I'm Will Ficka.
I help businesses collect the money they've already earned.
Not new money. Money owed to them that someone decided not to pay.
I'm a partner at DCI, a national B2B debt collection agency operating nationally and internationally.
No recovery. No fee. You don't pay unless we collect.
If you run a business and you've got invoices sitting unpaid. Give me a follow, this account is for you.
Ghosting is not a business strategy. But it is β for a certain type of debtor β a business model. They do it because it works. The only way to make it not work is to be the person they don't want to have ghosted.
Three-year-old debt isn't uncollectable. Four-year-old debt often is (statute of limitations). If you have something sitting in AR from 2023, the window is closing faster than you think.
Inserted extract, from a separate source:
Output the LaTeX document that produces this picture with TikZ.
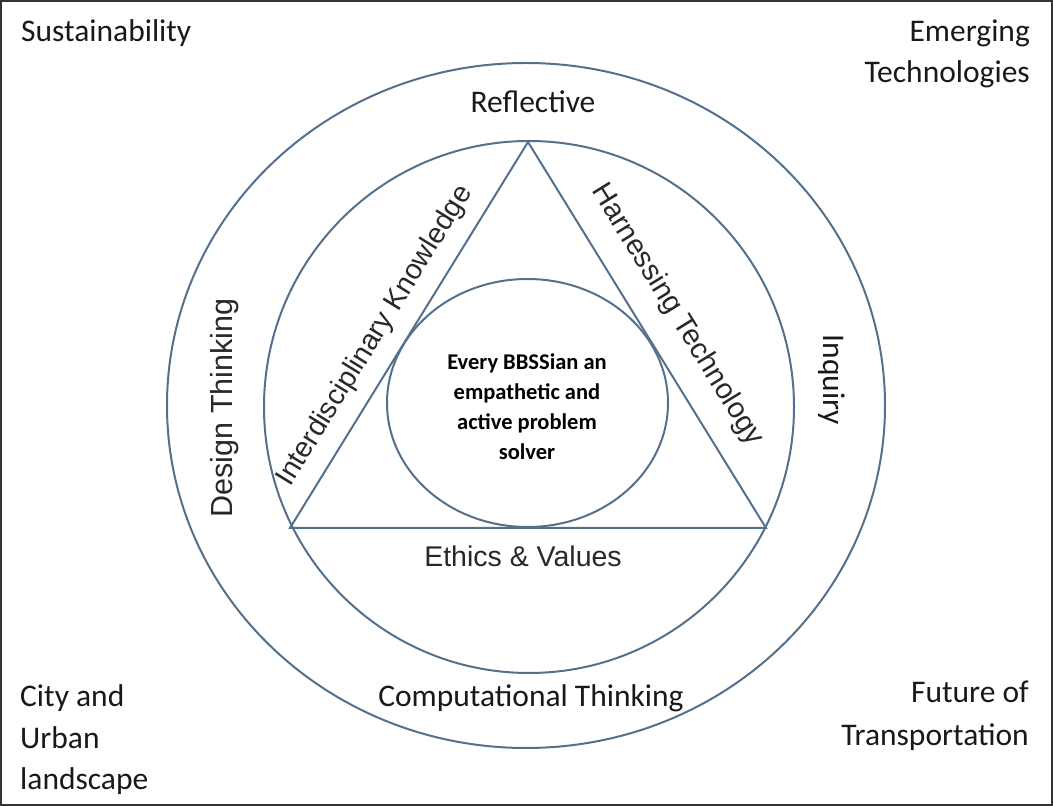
\documentclass[tikz,border=0pt]{standalone}
\usepackage{fontspec}
\setmainfont{Carlito}
\newfontfamily\arialf{Liberation Sans}
\definecolor{ringblue}{RGB}{84,112,140}
\definecolor{txtdark}{RGB}{25,25,25}
\definecolor{txtgray}{RGB}{40,40,40}
\tikzset{
  ring/.style={draw=ringblue, line width=2pt},
  calib/.style={inner sep=0pt, text=txtdark, font=\fontsize{31.5}{41}\selectfont},
  arl/.style={inner sep=0pt, text=txtgray, font=\arialf\fontsize{28.5}{34}\selectfont},
  core/.style={inner sep=0pt, text=black, align=center, font=\bfseries\fontsize{22.5}{30}\selectfont}
}
\begin{document}
\begin{tikzpicture}[x=1pt,y=1pt]
\useasboundingbox (0,0) rectangle (1053,806);
\draw[line width=2pt, draw=black!80] (1,1) rectangle (1052,805);
% rings
\draw[ring] (526,400.5) ellipse [x radius=359pt, y radius=342.5pt];
\draw[ring] (529,399) ellipse [x radius=265pt, y radius=266pt];
\draw[ring] (527.5,403) ellipse [x radius=140.5pt, y radius=124pt];
% triangle
\coordinate (A) at (528,664);
\coordinate (B) at (290,278);
\coordinate (C) at (766,278);
\draw[ring, line join=miter] (A) -- (B) -- (C) -- cycle;
% corner labels
\node[calib, anchor=base west] (sus) at (21,764) {Sustainability};
\node[calib, anchor=east, align=right] (emt) at (1030,752.5) {Emerging\\Technologies};
\node[calib, anchor=west, align=left, font=\fontsize{31.5}{41.5}\selectfont] (city) at (20,66) {City and\\Urban\\landscape};
\node[calib, anchor=east, align=right, font=\fontsize{31.5}{43}\selectfont] (fut) at (1029,90.5) {Future of\\Transportation};
% ring labels
\node[calib, anchor=base] (refl) at (533,693) {Reflective};
\node[calib, anchor=base] (comp) at (531,99) {Computational Thinking};
\node[calib, rotate=-90] (inq) at (832,426) {Inquiry};
\node[arl, rotate=90, font=\arialf\fontsize{30.5}{34}\selectfont] (dt) at (225,398) {Design Thinking};
\node[arl, rotate=58.3] (ik) at (375,470) {Interdisciplinary Knowledge};
\node[arl, rotate=-58.3, font=\arialf\fontsize{29}{34}\selectfont] (ht) at (677,491) {Harnessing Technology};
\node[arl] (ev) at (523,250) {Ethics \& Values};
% core
\node[core] (core) at (527,399) {Every BBSSian an\\empathetic and\\active problem\\solver};
\end{tikzpicture}
\end{document}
The most valuable 30 minutes a small business owner can spend is auditing last year's A/R and asking:
who owes me money I've given up on?
That 'given up on' number is usually 4-figures.
Often more. You didn't give up.
You got tired.
There's a difference.
Tree-care owners, storm restoration pros, water mitigation β if you're in an insurance-direct-pay industry and you're not putting assignment-of-benefits language in every contract, you're leaving money on the table every single week. I see the invoices. I promise.
'I've been in business 30 years and never had to do this before' β I hear this every week. It's never a character failure. It's a math failure. The debtor did the math. You need to do yours.
The scariest debtor isn't the one who argues. It's the one who agrees. 'Oh yeah, I'll get that to you this week' β that person ghosts you 3 weeks later. Every time.
The most underrated service in commercial collections is post-judgment enforcement. If you've won in court and you can't get paid, there's a whole separate industry that exists for that specific problem. Most people have never heard of it.
I reviewed 22 sales calls from last week. Industries ranged from tree care to plastic surgery to preschools. The story was the same 22 times. Different dollar figures. Same exhaustion. Same ghosting. Same unanswered voicemails. Same 'I just want this off my desk.' The problem isn't niche. It's universal.
Real thing I heard yesterday: my bookkeeper said she'd handle it three months ago.
Your bookkeeper is excellent. She is not a debt collector. Stop putting this on her.
A judgment from small claims court is not money. It is a piece of paper that says you're right. The court doesn't collect. Post-judgment enforcement is its own specialty and most people don't know it exists until they've been ghosted by the system.
Contractors: if you let the insurance check go to the homeowner, you get paid about 75% of the time. The other 25%? They buy new trucks. I'm not exaggerating. This is a weekly conversation.
Every small business owner I've talked to this week used some version of the word 'tired.' Not angry. Tired. The exhaustion of chasing money you already earned is its own tax.
A customer who stops answering isn't confused. They're not busy. They're not 'just slow.' They've decided. The sooner you accept that, the sooner you recover the money.
The average small business is sitting on $84,000 in unpaid invoices right now.
Most will never see that money β not because it can't be collected, but because they waited too long to act.
Quick question for anyone running a business:
What's the longest you've let an invoice sit before doing something about it?
Sending a "friendly reminder" on an overdue invoice is the single worst thing you can do.
It tells your client that non-payment has no consequences.
Stop reminding. Start escalating.
Some of your clients never planned to pay you.
Not a cash flow problem. Not an oversight. Not a miscommunication.
A decision. Made before the job was even finished.
The sooner you accept that, the sooner you stop sending polite reminders and start applying real pressure.